### SOURCE MATERIAL
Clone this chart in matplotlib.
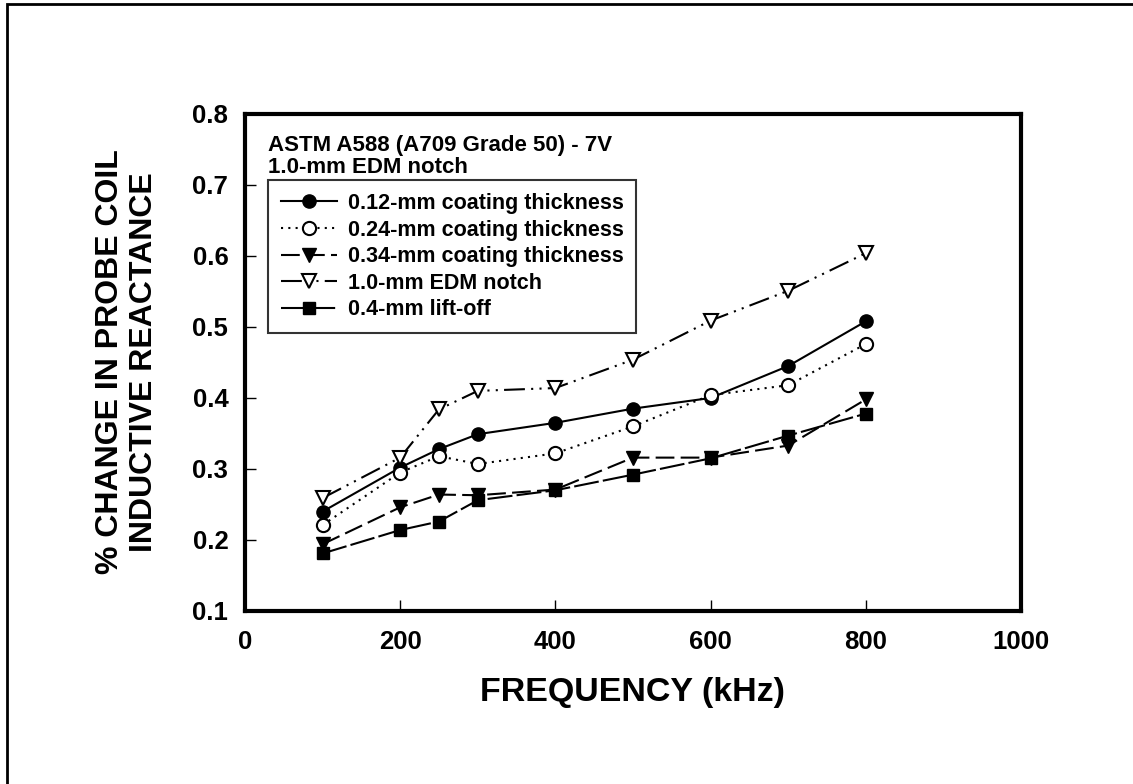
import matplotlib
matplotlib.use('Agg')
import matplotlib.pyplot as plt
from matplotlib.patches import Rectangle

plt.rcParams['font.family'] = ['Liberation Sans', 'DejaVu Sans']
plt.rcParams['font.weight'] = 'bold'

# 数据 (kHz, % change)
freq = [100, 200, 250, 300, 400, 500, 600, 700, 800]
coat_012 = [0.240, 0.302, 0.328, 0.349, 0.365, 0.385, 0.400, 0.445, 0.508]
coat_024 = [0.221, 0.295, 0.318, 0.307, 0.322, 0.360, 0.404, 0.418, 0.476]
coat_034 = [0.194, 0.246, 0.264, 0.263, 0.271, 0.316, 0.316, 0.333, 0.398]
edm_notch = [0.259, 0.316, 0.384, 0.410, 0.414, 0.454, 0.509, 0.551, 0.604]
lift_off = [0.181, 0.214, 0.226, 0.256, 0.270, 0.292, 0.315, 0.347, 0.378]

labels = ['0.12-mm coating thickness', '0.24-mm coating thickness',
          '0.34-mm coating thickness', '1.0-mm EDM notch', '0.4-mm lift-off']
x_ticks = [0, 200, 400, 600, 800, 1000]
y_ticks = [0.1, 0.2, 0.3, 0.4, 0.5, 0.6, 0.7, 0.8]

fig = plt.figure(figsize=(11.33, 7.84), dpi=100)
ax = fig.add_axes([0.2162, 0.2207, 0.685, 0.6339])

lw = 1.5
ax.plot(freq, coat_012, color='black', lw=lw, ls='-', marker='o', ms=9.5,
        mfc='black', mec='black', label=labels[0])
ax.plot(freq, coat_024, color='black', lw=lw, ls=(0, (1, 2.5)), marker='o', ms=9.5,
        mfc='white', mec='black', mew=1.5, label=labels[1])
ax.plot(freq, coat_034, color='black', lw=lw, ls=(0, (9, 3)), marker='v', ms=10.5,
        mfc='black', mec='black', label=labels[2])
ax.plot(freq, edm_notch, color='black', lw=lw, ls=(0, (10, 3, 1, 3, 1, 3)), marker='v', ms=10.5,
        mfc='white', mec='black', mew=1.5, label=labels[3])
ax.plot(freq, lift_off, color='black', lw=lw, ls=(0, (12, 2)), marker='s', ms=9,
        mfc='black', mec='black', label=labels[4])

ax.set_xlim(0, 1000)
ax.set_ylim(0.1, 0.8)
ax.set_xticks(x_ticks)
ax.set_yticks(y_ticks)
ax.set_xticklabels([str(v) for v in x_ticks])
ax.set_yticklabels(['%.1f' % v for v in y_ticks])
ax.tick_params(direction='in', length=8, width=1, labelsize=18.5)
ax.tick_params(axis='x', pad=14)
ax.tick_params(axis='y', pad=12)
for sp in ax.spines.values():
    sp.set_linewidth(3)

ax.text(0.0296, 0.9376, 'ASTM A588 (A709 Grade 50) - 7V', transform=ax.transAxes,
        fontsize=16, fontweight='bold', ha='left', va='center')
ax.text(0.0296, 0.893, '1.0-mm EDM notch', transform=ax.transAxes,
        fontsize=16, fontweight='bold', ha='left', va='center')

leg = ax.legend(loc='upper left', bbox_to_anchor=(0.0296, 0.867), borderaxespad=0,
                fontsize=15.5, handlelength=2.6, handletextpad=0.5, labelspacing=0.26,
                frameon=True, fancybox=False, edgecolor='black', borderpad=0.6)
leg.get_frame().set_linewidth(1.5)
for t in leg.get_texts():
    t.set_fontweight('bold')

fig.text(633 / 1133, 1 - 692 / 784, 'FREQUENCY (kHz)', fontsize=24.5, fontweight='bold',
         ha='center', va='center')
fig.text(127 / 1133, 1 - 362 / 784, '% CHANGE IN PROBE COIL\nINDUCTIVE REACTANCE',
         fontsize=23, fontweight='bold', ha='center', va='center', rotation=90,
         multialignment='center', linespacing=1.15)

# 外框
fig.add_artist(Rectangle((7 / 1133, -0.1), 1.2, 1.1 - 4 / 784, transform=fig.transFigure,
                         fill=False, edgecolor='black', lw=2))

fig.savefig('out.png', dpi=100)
######
» GIVEN INSTRUCTION
Restate only the lines running from the start of the material above through the line containing "plt.rcParams['font.weight'] = 'bold'", ends included. No pictures.

» EXERCISE RESPONSE
Clone this chart in matplotlib.
import matplotlib
matplotlib.use('Agg')
import matplotlib.pyplot as plt
from matplotlib.patches import Rectangle

plt.rcParams['font.family'] = ['Liberation Sans', 'DejaVu Sans']
plt.rcParams['font.weight'] = 'bold'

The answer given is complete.